## Goal of the exercise
Copy out all lines that hold "page".

## Records for the task
-------

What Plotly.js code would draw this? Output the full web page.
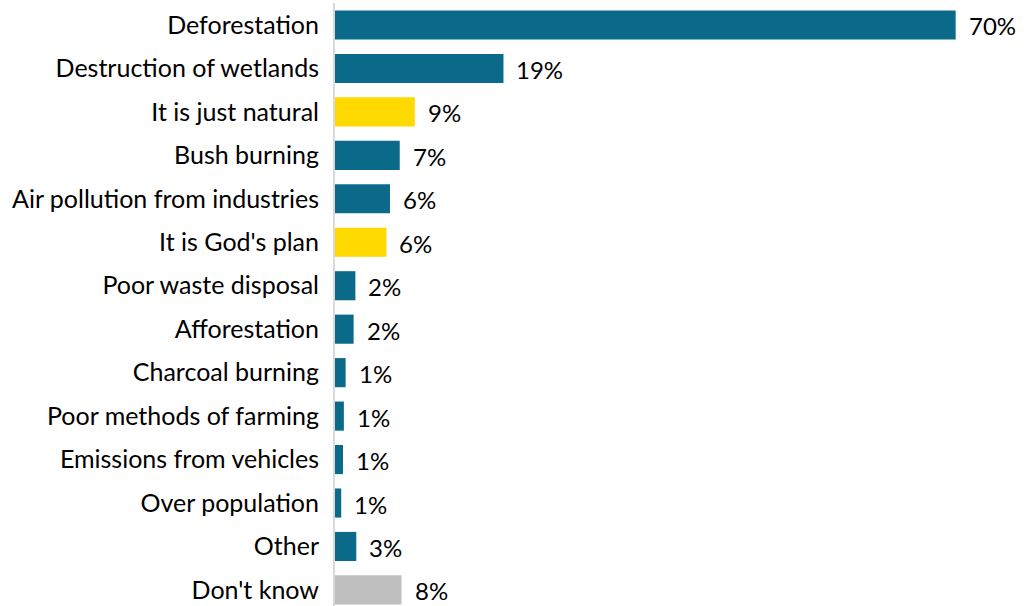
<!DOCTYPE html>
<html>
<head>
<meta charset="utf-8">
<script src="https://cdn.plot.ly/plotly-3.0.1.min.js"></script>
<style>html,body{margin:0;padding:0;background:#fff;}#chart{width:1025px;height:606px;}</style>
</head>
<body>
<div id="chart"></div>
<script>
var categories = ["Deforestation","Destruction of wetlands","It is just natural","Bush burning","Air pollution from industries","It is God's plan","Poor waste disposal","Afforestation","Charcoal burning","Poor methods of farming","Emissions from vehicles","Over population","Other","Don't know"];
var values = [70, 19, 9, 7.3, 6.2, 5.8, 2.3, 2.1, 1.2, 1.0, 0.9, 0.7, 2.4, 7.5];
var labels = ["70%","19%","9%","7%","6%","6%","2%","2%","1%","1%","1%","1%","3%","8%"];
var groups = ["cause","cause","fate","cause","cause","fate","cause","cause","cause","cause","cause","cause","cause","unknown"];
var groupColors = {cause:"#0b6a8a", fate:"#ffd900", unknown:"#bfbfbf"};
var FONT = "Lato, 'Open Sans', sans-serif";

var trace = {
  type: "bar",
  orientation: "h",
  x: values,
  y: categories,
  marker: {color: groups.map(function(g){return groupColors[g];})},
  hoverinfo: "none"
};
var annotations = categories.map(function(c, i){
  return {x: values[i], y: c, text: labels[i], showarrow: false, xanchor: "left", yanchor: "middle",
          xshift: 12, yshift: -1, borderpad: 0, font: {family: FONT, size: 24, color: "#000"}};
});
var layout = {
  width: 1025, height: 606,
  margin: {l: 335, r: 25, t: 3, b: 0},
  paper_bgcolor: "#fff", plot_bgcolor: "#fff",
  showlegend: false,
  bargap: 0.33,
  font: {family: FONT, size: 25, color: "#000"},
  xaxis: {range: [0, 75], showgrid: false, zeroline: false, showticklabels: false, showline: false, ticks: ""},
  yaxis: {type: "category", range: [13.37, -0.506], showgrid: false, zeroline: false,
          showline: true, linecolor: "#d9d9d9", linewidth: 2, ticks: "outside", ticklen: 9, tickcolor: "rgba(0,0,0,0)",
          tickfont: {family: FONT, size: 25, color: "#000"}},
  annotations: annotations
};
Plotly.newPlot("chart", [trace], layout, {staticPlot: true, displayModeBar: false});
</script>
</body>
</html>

-------

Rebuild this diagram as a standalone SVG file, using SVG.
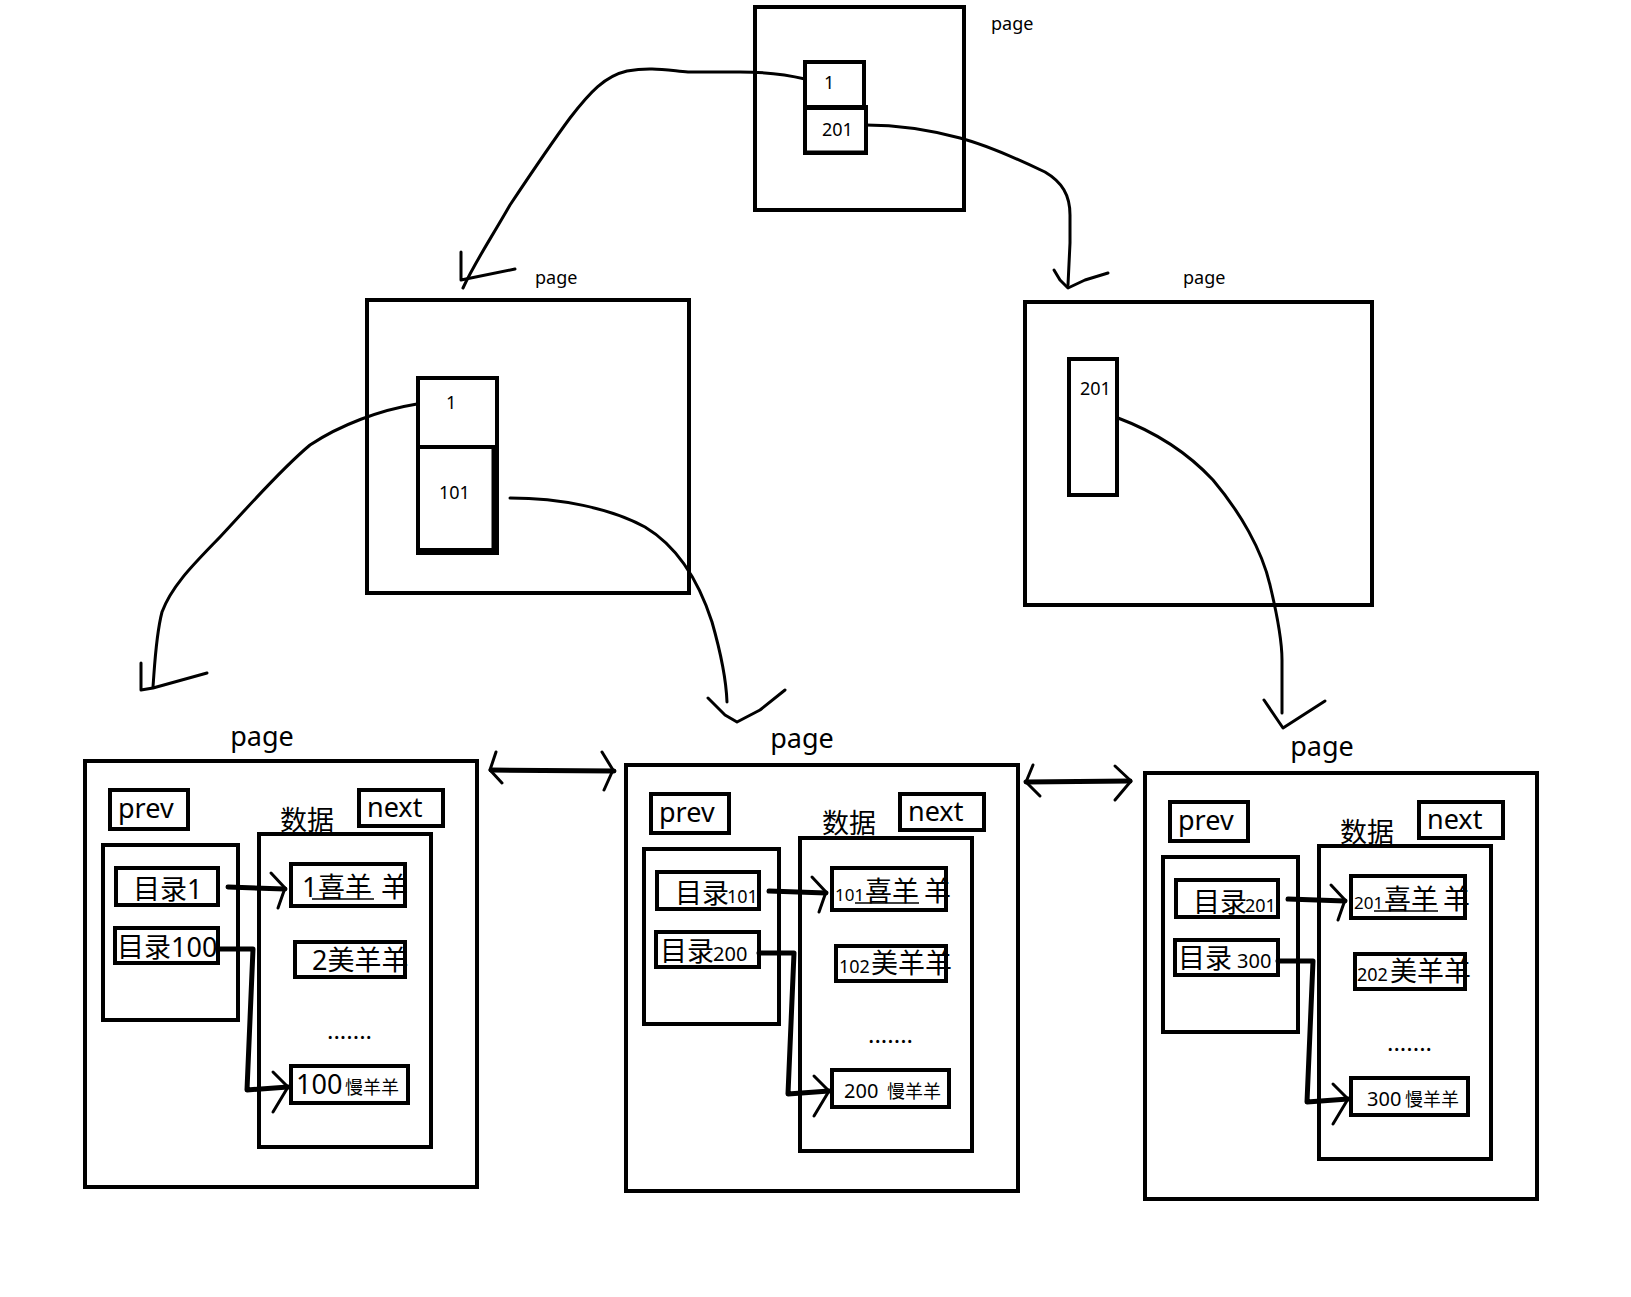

-------

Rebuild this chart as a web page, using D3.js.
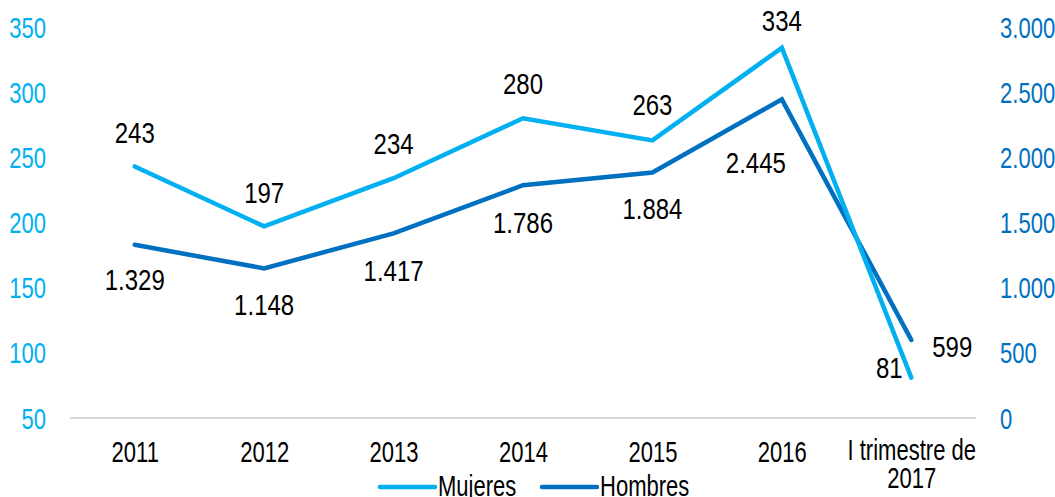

-------

## Correct answer
What Plotly.js code would draw this? Output the full web page.
Rebuild this chart as a web page, using D3.js.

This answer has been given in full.